A model of consolidation for a single-drain well under vacuum preloading, based on Biot’s axisymmetric theory and considering the “real strain” hypothesis, was established using the finite element method. Degenerating the consolidation equation of real strain yielded the Barron’s classical free strain and equal strain equations. The free strain and equal strain finite element models were derived by imposing boundary and constraint conditions on the real strain FEM model. The validation of the simulation process confirmed that the numerical model achieved consistent outcomes, with the theoretical values postulating its effectiveness. The real strain model revealed the Mandel–Cryer effect of soil near the vertical drain during the initial vacuum preloading consolidation process, causing the effective stress to increase more than the effective stress generated by the vacuum pressure and leading to a greater reduction in the void ratio.
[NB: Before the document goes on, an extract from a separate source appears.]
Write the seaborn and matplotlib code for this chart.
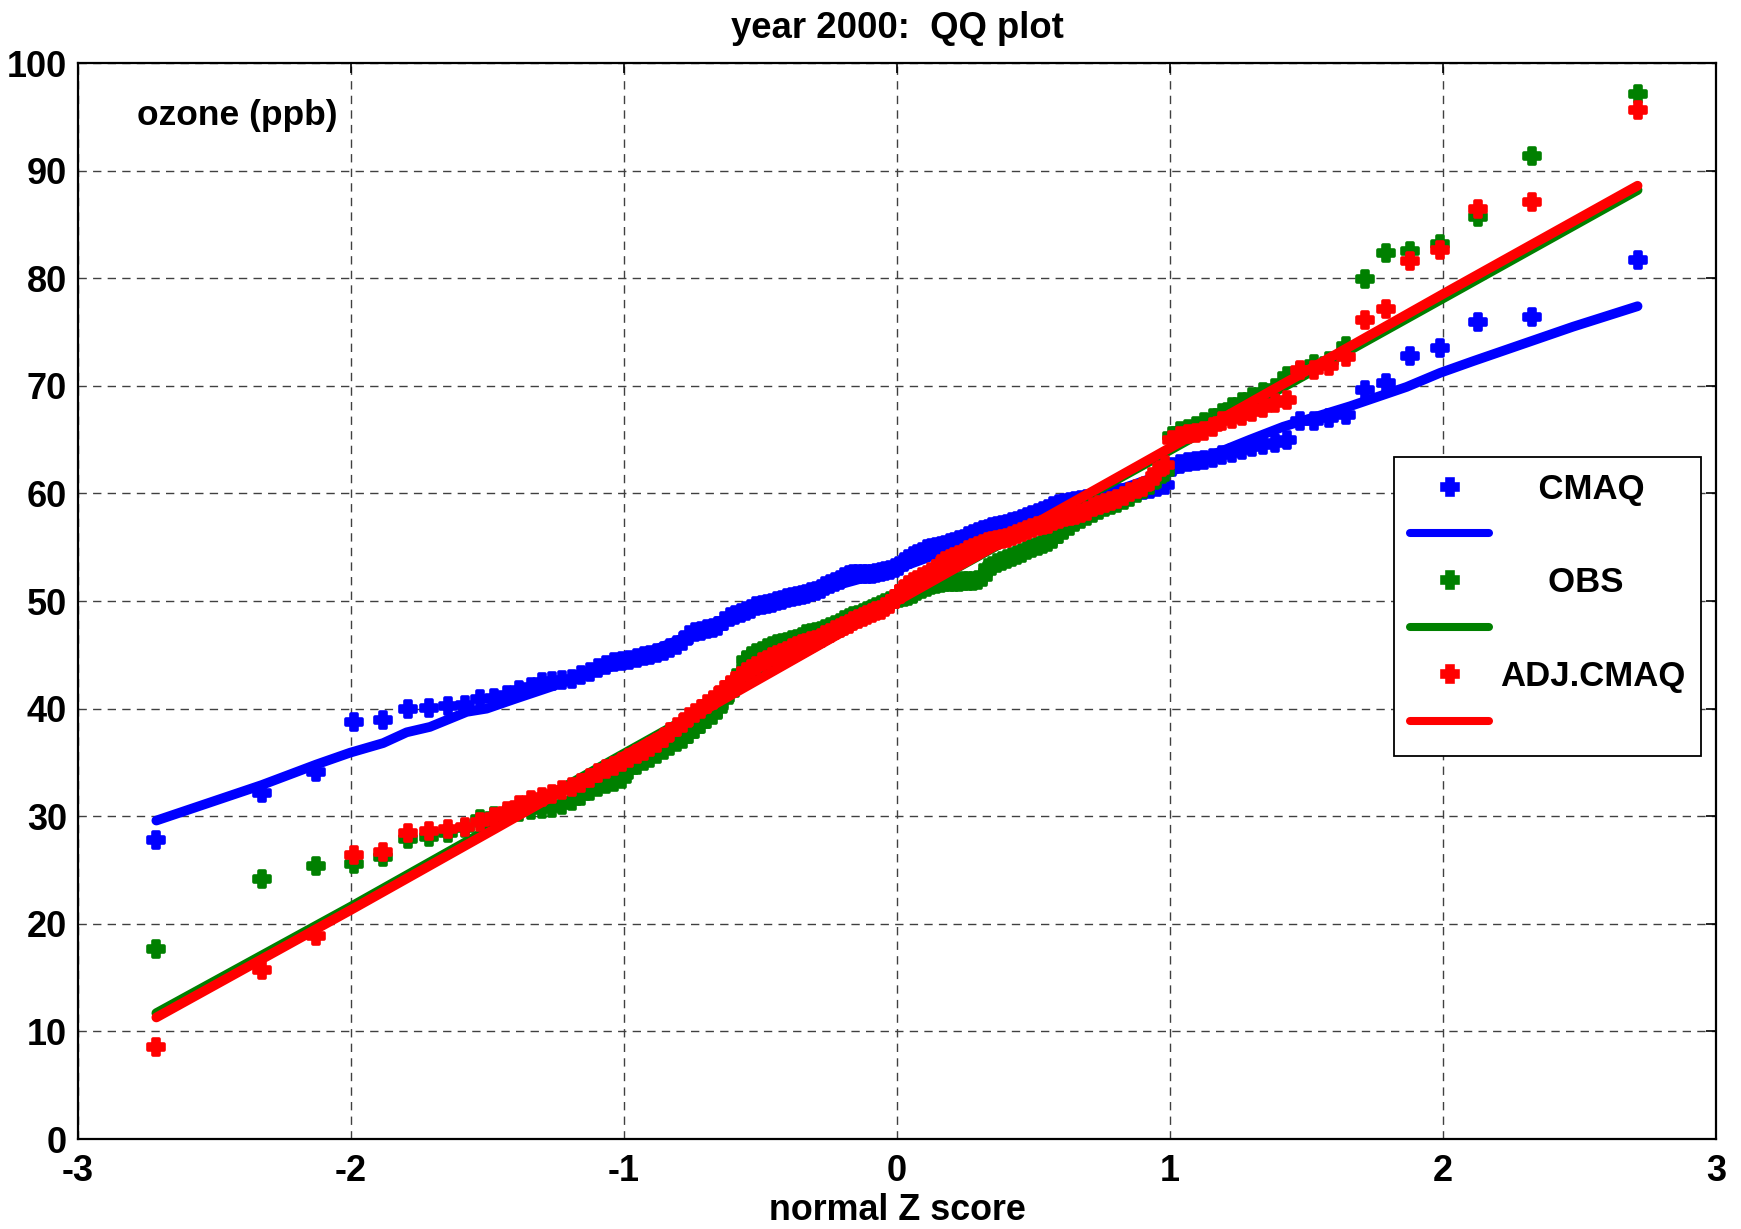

This phenomenon is one of the reasons for clogging during the vacuum preloading process. However, the free strain and equal strain models cannot produce this effect because they cannot describe the coupling between soil deformation and fluid flow. The parameter analysis of the real strain model showed that as Poisson’s ratio for soil decreased, the consolidation rate of soil also decreased, while the Mandel–Cryer effect of soil increased.